By Celina Wang
My world has always been small. I grew up in the corner of the city I knew as home and spent my entire life making it mine—the same bus routes cycling through the same neighbourhood blocks past the same stoplights and stations and storefronts. It was a small life, and I lived it every day until one night three months ago when I boarded a plane with a one-way ticket out of the country to—as the program calls itself—teach and learn in South Korea. I settled in a seat by the windows of Shanghai Pudong Airport to wait out my nine-hour layover and thought to myself that this would be the first of many new mornings I would greet alone, that would welcome me into a bigger world and a larger life. It was five AM, but I didn’t sleep. I watched the sun rise all morning.
Back then, it was summer. I woke in the mornings at orientation to the shrill roar of cicadas instead of distant traffic; I made the trek down the mountain to the convenience store for the sweet relief of an ice cream bar and couldn’t imagine this side of the globe could ever get cold. There were a lot of things I couldn’t imagine, back then; that there was a whole country past the false lull of the eerily empty university campus, out there and waiting. That somewhere in this country was a city, and in that city were two schools, and in those two schools there was a whole stream of students who would soon be calling me teacher. But not yet, of course—back then, it was summer, and the heat was still so thick it seemed it would last forever, and I only watched the city from where I stood at the top of the mountain at night, contemplating the distant blink of lights like an ocean I was poised to dive into. Surely a world as big as that would swallow me whole, I thought, and then—surely that was necessary, in order to leave behind a small life.
Three months later and the seemingly invincible summer haze has been chased out by a ruthless November wind. It isn’t the only thing I was wrong about. Today I woke up, ate breakfast, met my co-teacher at the bus stop. Taught the day’s classes, one after another. On the half-hour walk to the bus stop after school we saw three of our students playing in the distance, their laughter loud in the stillness of the afternoon, their jackets—pink, red, and yellow—bright spots of colour among fields of silver wheat and dried grass. People were working, bent-backed over the pastures; the occasional motorcycle zipped past us down the dusty road. Ginkgo berries and leaves crunched underfoot. That’s the clearest image I have of today, the one I carried home with me on the bus ride back and am now writing into this essay because it’s the best representation I could ask for of my life here. It’s not earthshattering, or world-changing—it’s not big. It’s just another day of the small life I lead; the small life I wouldn’t trade for anything else.
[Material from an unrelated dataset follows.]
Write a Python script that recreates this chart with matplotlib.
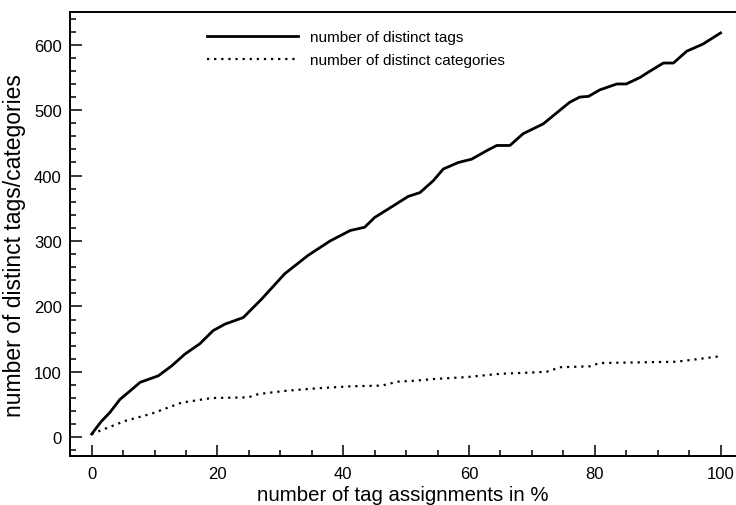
import numpy as np
import matplotlib
matplotlib.use("Agg")
import matplotlib.pyplot as plt
from matplotlib.ticker import MultipleLocator

plt.rcParams['font.family'] = ['Liberation Sans', 'DejaVu Sans']

# percentage of tag assignments processed
tag_pct = [0, 1.5, 2.9, 4.5, 6.0, 7.7, 10.6, 12.7, 14.8, 17.2, 19.3, 21.2, 24.1, 27.0,
           30.7, 34.4, 37.9, 41.1, 43.4, 45.0, 48.0, 50.3, 52.2, 54.3, 55.9,
           58.3, 60.4, 62.8, 64.4, 66.5, 68.6, 71.8, 73.7, 76.0, 77.6, 79.0,
           80.8, 83.5, 85.0, 87.2, 88.5, 90.9, 92.5, 94.6, 97.2, 100.0]
n_tags = [5, 24, 38, 58, 70, 84, 94, 109, 127, 143, 163, 173, 183, 211,
          250, 278, 300, 316, 321, 336, 354, 368, 374, 392, 410,
          420, 425, 438, 446, 446, 464, 479, 494, 512, 520, 521,
          531, 540, 540, 550, 558, 572, 572, 590, 601, 618]

cat_pct = [0, 5.3, 9.5, 14.3, 19.1, 24.9, 26.5, 30.8, 36.0, 41.3, 46.1, 48.7,
           51.4, 54.3, 59.6, 64.9, 72.3, 74.5, 79.2, 80.8, 93.0, 96.8, 100.0]
n_cats = [5, 25, 36, 53, 60, 61, 66, 71, 75, 78, 79, 85,
          86.5, 89, 92, 97, 100, 107, 108.5, 113.5, 115.5, 120, 124]

fig = plt.figure(figsize=(7.36, 5.06), dpi=100)
ax = fig.add_axes([70 / 736, 49 / 506, 666 / 736, 444 / 506])

ax.plot(tag_pct, n_tags, color='black', lw=2.0, label='number of distinct tags')
ax.plot(cat_pct, n_cats, color='black', lw=1.6, linestyle=(0, (1, 2.2)),
        label='number of distinct categories')

ax.set_xlim(-3.45, 102.45)
ax.set_ylim(-28.6, 650)

ax.xaxis.set_major_locator(MultipleLocator(20))
ax.xaxis.set_minor_locator(MultipleLocator(5))
ax.yaxis.set_major_locator(MultipleLocator(100))
ax.yaxis.set_minor_locator(MultipleLocator(20))

for s in ['left', 'bottom', 'top']:
    ax.spines[s].set_linewidth(1.4)
ax.spines['right'].set_visible(False)

ax.tick_params(which='both', direction='in', width=1.1, labelsize=12,
               top=False, right=False)
ax.tick_params(axis='x', which='major', length=8, pad=7)
ax.tick_params(axis='x', which='minor', length=4)
ax.tick_params(axis='y', which='major', length=8.5, pad=6)
ax.tick_params(axis='y', which='minor', length=4.3)

ax.set_xlabel('number of tag assignments in %', fontsize=14.7)
ax.set_ylabel('number of distinct tags/categories', fontsize=16.5)
ax.xaxis.set_label_coords(0.5, -0.065)
ax.yaxis.set_label_coords(-0.066, 0.477)

ax.legend(loc='upper left', bbox_to_anchor=(207 / 736, 1 - 31 / 506),
          bbox_transform=fig.transFigure, frameon=False, fontsize=11,
          handlelength=5.95, handletextpad=0.78, labelspacing=0.6,
          borderpad=0, borderaxespad=0)

fig.savefig('out.png', dpi=100)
Moving to a new country and taking up the mantle of “teacher” seems like it should be revolutionary, should grant us self-importance. But since I have come here, I have been struck humble by the smallest things, and I have found joy in the most ordinary. The twin students who switched their different-coloured glasses to try and trick me into thinking they were each other, but were laughing too hard to pull it off; the fourth-grader who always meets my hand in a high-five when I wave goodbye to him at the end of class. The landlady who gave me a persimmon when we bumped into each other in the stairwell, who is always sure to ask me where I’m headed when she sees me, though we can barely understand each other. The first and second-graders who are already waving at me all the way from the other side of the schoolyard when I arrive at work. The owner of the restaurant by the train station who smiles at me in recognition every time I enter. The pride in an often unmotivated, low-level student who manages to win the classroom game. The teacher who pulled over to the side of the road to give me a ride to the bus stop. The kindness of strangers, and the way they open up their small, ordinary lives to accommodate my own, to welcome me into their space, their daily routines.
My world is still small. I live in the corner of the city I call mine, with the handful of restaurants whose menus I have memorized, the vending machines and supermarkets and convenience stores I have mapped out in my mind, the coffee shops I have learned from experience are best to work in and the spots for street food I can never resist walking by at night. It’s the place I come back to from weekend trips, legs wearied from three hours on a standing train, ready to come home. Here, I have seventy students I know by name, and they know mine, too. It’s nothing big, really—it’s small. Like this, we settle together, and the unfamiliar becomes familiar. People’s lives are small, and like this, we are able to touch them. For a moment, however brief, we can meet.